** Start of DATA BLOCK **

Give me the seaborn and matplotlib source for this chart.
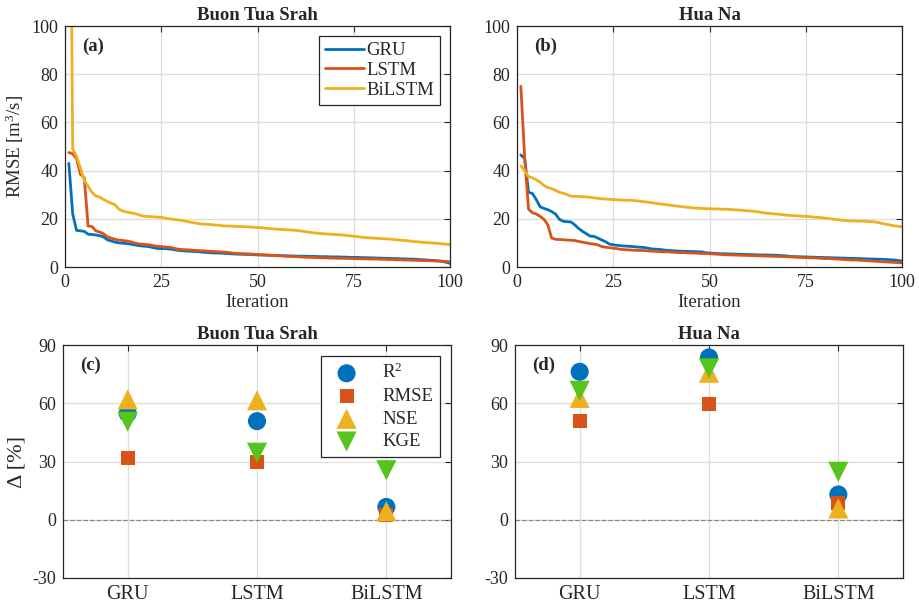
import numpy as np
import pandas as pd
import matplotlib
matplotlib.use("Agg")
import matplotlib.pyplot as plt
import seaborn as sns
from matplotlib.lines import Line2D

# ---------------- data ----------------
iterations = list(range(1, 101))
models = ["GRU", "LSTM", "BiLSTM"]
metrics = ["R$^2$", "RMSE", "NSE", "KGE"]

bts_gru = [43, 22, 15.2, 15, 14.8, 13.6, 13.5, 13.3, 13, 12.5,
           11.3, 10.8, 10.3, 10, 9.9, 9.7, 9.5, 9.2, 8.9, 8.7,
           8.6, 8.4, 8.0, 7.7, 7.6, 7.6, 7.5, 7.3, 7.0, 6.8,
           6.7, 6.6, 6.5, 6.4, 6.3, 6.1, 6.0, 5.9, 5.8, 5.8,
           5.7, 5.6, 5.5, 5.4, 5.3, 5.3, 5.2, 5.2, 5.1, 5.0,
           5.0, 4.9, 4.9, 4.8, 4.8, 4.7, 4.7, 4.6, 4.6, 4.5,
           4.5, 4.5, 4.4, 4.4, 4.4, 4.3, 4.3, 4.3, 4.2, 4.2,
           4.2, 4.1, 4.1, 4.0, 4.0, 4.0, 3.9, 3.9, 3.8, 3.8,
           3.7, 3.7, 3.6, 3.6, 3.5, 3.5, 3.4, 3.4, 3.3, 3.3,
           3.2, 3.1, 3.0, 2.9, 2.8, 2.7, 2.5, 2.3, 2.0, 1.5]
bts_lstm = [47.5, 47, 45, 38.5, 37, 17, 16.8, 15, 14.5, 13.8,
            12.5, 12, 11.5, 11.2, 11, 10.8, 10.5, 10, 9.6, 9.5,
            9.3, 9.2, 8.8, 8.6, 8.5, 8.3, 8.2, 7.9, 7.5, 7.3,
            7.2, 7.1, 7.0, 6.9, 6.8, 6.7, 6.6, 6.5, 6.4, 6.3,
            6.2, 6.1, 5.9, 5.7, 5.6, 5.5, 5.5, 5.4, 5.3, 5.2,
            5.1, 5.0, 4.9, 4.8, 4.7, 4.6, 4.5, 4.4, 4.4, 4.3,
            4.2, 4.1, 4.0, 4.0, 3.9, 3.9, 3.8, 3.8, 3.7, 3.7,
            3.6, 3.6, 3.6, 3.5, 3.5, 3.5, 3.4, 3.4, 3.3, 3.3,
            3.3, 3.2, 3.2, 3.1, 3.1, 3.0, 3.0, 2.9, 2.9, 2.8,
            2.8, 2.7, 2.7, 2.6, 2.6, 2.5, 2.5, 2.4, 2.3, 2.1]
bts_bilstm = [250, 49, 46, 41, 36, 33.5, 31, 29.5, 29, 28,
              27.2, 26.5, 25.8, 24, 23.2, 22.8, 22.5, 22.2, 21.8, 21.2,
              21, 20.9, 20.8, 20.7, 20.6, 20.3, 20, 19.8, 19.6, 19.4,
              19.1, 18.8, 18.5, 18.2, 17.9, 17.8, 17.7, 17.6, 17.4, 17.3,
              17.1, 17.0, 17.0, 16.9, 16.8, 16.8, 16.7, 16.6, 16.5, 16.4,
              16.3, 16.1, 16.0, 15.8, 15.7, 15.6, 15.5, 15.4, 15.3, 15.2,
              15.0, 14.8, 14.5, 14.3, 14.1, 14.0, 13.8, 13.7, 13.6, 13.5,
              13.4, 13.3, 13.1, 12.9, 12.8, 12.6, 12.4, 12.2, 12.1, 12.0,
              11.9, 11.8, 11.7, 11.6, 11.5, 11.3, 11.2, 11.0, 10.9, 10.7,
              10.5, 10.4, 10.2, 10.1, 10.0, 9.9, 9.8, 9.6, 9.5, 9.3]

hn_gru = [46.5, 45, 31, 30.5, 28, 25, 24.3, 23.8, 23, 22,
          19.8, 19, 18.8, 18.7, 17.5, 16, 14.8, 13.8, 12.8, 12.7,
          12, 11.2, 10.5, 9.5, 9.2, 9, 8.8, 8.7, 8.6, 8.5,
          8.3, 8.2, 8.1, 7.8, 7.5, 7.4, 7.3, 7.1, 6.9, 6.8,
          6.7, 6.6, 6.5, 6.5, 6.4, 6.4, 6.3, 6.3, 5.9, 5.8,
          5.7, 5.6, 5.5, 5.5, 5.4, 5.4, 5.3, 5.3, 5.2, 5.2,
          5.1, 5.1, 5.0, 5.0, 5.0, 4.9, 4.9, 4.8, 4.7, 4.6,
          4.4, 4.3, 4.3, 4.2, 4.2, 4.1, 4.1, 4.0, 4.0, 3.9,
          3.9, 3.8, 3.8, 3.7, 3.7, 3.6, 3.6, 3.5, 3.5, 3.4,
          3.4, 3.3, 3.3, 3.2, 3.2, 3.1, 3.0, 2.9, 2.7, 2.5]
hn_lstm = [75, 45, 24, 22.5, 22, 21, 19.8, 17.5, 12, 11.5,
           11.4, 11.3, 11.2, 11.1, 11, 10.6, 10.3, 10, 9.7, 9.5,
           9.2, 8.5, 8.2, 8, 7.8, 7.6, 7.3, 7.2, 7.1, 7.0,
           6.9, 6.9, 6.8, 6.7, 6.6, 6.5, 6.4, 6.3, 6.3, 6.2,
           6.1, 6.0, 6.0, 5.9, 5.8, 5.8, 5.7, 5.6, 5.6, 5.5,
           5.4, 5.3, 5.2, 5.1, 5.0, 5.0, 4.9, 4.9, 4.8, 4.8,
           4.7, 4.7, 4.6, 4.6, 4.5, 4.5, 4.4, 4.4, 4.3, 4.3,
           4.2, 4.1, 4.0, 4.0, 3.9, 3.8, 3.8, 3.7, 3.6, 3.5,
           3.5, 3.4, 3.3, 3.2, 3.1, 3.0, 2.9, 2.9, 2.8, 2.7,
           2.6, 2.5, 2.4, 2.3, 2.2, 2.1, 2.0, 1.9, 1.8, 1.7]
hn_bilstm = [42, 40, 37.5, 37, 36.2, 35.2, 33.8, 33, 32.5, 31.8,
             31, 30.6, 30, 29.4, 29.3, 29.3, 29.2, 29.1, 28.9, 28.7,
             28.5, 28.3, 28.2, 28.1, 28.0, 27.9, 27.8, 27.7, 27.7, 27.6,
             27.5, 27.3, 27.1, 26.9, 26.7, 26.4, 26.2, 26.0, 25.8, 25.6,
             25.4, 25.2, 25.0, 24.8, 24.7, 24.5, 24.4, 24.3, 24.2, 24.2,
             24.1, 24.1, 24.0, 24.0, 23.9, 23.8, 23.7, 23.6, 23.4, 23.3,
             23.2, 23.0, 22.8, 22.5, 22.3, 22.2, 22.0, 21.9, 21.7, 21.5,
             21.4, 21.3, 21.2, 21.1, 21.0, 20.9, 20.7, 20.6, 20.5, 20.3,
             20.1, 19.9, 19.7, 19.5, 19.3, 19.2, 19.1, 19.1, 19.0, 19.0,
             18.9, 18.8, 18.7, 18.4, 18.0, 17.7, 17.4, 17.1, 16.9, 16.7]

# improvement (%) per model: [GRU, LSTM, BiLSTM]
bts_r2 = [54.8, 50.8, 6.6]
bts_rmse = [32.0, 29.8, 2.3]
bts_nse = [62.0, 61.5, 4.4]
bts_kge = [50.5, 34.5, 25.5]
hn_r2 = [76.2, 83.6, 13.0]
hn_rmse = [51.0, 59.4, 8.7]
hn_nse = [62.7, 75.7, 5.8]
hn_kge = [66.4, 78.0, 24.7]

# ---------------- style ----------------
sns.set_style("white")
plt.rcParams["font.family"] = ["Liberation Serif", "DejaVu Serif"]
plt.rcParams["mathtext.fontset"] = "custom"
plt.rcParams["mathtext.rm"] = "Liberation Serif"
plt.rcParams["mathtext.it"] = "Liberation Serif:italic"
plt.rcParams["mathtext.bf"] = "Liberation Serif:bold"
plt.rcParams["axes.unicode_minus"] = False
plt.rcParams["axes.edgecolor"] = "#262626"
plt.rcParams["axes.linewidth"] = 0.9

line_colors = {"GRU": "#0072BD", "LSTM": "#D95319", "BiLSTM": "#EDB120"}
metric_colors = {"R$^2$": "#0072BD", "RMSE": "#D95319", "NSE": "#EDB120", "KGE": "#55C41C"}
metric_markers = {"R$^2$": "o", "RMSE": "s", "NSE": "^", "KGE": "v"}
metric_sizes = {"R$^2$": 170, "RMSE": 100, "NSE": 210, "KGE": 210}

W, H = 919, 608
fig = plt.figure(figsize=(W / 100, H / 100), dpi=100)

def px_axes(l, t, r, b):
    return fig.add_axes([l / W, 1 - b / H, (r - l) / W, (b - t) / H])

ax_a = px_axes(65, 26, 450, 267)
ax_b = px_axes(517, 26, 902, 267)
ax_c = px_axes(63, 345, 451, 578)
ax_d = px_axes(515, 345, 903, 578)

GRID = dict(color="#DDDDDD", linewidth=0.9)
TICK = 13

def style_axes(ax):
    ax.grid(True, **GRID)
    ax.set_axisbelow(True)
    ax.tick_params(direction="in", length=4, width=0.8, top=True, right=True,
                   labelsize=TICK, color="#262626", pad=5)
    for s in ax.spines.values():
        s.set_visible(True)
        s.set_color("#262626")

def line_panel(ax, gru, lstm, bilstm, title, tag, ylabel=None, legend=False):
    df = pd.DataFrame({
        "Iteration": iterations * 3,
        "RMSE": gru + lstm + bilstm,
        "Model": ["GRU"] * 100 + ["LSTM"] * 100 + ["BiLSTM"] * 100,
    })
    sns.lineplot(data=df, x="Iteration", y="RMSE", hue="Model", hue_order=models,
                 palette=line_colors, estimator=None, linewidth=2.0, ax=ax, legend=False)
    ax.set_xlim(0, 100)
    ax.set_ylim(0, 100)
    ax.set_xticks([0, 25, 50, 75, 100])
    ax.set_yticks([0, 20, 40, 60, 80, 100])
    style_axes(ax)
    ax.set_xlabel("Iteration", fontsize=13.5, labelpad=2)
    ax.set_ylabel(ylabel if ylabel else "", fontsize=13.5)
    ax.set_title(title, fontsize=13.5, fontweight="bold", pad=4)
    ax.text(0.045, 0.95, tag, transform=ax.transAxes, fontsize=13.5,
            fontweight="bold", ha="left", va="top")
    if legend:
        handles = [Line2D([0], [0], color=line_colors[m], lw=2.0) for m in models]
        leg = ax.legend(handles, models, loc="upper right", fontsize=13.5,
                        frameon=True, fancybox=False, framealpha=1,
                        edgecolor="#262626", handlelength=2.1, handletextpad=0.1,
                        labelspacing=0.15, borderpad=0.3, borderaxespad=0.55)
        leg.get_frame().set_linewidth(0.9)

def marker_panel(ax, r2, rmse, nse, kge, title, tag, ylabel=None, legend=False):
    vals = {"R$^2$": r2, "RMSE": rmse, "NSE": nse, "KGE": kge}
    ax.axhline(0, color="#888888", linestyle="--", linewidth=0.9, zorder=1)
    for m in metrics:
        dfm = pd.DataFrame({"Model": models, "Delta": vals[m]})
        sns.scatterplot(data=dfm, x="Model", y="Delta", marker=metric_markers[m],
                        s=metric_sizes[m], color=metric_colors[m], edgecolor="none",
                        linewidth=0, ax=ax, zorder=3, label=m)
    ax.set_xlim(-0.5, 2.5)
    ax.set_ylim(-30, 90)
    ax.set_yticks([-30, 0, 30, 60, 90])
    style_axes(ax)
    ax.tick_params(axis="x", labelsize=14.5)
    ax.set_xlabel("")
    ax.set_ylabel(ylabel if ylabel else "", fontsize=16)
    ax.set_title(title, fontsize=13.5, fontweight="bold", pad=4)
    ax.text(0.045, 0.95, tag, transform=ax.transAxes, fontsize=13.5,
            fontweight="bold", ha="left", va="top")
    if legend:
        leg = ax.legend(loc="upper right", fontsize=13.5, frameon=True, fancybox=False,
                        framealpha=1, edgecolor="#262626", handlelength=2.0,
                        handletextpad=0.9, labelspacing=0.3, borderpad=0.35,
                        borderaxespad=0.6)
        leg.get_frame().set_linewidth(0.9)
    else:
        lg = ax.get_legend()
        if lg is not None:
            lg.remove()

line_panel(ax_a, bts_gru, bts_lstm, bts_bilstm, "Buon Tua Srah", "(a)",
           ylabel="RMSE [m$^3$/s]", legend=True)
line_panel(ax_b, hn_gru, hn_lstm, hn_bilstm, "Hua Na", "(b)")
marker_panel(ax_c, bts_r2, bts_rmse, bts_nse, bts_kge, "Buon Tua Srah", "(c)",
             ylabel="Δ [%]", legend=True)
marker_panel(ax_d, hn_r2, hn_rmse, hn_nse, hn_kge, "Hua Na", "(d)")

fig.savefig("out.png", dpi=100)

** End of DATA BLOCK **

TASK TO COMPLETE
Return only the lines from the start of the data through the line that contains "from matplotlib.lines import Line2D", please, copying them exactly and omitting all pictures.

EXERCISE OUTPUT
Give me the seaborn and matplotlib source for this chart.
import numpy as np
import pandas as pd
import matplotlib
matplotlib.use("Agg")
import matplotlib.pyplot as plt
import seaborn as sns
from matplotlib.lines import Line2D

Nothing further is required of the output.